Remembering Vietnam and friends who never came home
A SMALL humble group gathered outside the Casino RSM Club to commemorate Vietnam Veterans Day on Sunday.
For Rod Coe it was connecting with a past he loved and people he came to know well.
The Casino man served for 20 years and spent 1971-72 in Vietnam as a regular soldier.
He was barely 19 when he left Australia to fight in the war.
"You sleep and live with people for a year, they're like a family,” the 68-year-old said.
"Even 50 years later, you're looking to see these people.”
The day was about more than reconnecting to the past - it was to remember those who died.
"To the soldiers it is important,” Mr Coe said.
"People were killed and friends were lost.”
The hardest part of the war was returning home.
"You disintegrated into the community.”
The turnaround of the public's negative attitude to Vietnam veterans came in 1987 when there was a special march in Sydney.

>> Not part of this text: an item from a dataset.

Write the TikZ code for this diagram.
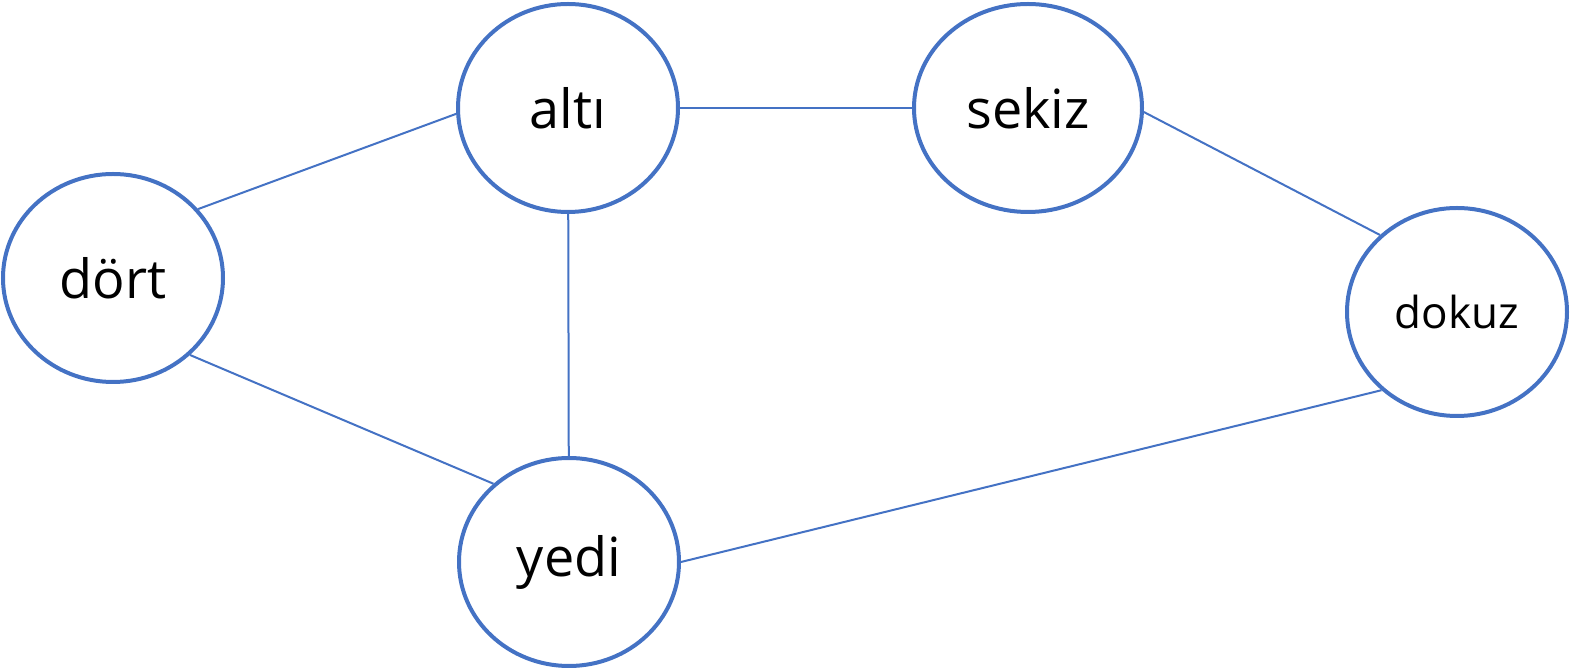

"The crowds were were 20 people deep. People who had served broke down.”
For Robyn Spruce's husband Norm, that recognition couldn't come soon enough.
He returned from fighting in Malaya and two weeks later was sent to Vietnam.
When Norm heard about the Sydney march, he sat on the floor and cried his eyes out, Ms Spruce said.
Every Vietnam Veterans Day, Ms Spruce is in Casino wearing Norm's medals.
"It's important to honour his memory, for me, his family and his friends,” she said.
The ceremony outside the club was led by Owen Newell and the emotion of day was felt as the Last Post played from a portable cassette player.
Mr Coe and Ms Spruce had seen the film Danger Close - The Battle of Long Tan and recommended seeing it to understand the war.
DID YOU KNOW?
The Battle of Long Tan is the most publicised Australian battle of the Vietnam War. In a decade-long war that, for the most part, consisted of small contacts with an enemy that was reluctant to engage in pitched battles, Long Tan was an exception.
The catalyst for it was the Viet Cong attack on Australia's Nui Dat base.